Tribune News Service
Mumbai, December 5
The Reserve Bank of India on Thursday left key rates unchanged even as it lowered India’s GDP growth forecast to 5 per cent from the current 6.1 per cent.
In its statement, it said that it decided to keep the repo rate and reverse repo rates unchanged at 5.15 per cent and 4.9 per cent, respectively.
The Monetary Policy Committee (MPC) of the RBI said it was maintaining an “accomodative” stance which had been interpreted by analysts as over-ruling chances of rates being increased in the coming months.
“The MPC recognises that there is monetary policy space for future action. However, given the evolving growth-inflation dynamics, the MPC felt it appropriate to take a pause at this juncture. Accordingly, the MPC decided to keep the policy repo rate unchanged and continue with the accommodative stance as long as it is necessary to revive growth, while ensuring that inflation remains within the target,” the RBI said in a statement.

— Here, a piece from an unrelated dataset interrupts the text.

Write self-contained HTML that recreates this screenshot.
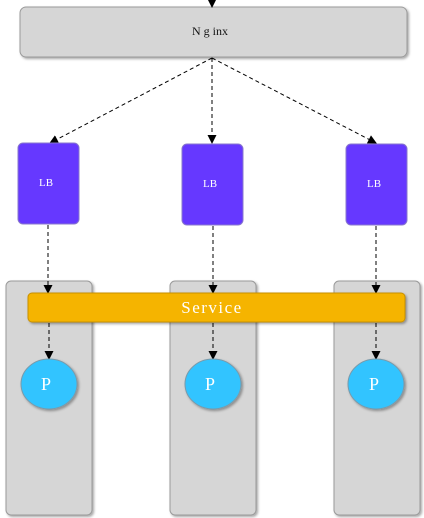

The Central Bank also revised upwards its consumer price index inflation projection to 5.1-4.7 per cent for the second half of the current financial year and to 4-3.8 per cent for the first half of 2020-21. “Domestic demand has slowed down, which is being reflected in the softening of inflation excluding food and fuel,” the RBI added.
The statement noted that the real GDP growth projected in the October policy was at 6.1 per cent for 2019-20. However, actual “GDP growth for Q2:2019-20 turned out to be significantly lower than projected,” the RBI added. Projections for the second half of the current financial year has been lowered downwards to 4.9 to 5.5 per cent.
The RBI, however, hoped the measures initiated by the government over the past few months would spur domestic demand.
Later, RBI Governor Shaktikanta Das told reporters that globally growth appeared to have become subdued though there were some signs of resilience. He was hopeful that rabi-sowing appeared to be good despite the delay in harvesting the kharif crop.
“The slowdown in GDP growth was cushioned by a jump in government final consumption expenditure. On the supply side gross value added (GVA) growth decelerated to 4.3 per cent in Q2 ’19-20, pulled down by contraction in manufacturing. Growth in the services sector moderated but agricultural GVA growth increased marginally. Beyond Q2 there are several positive developments which could turn out to be green shoots depending on how they evolve,” Das added.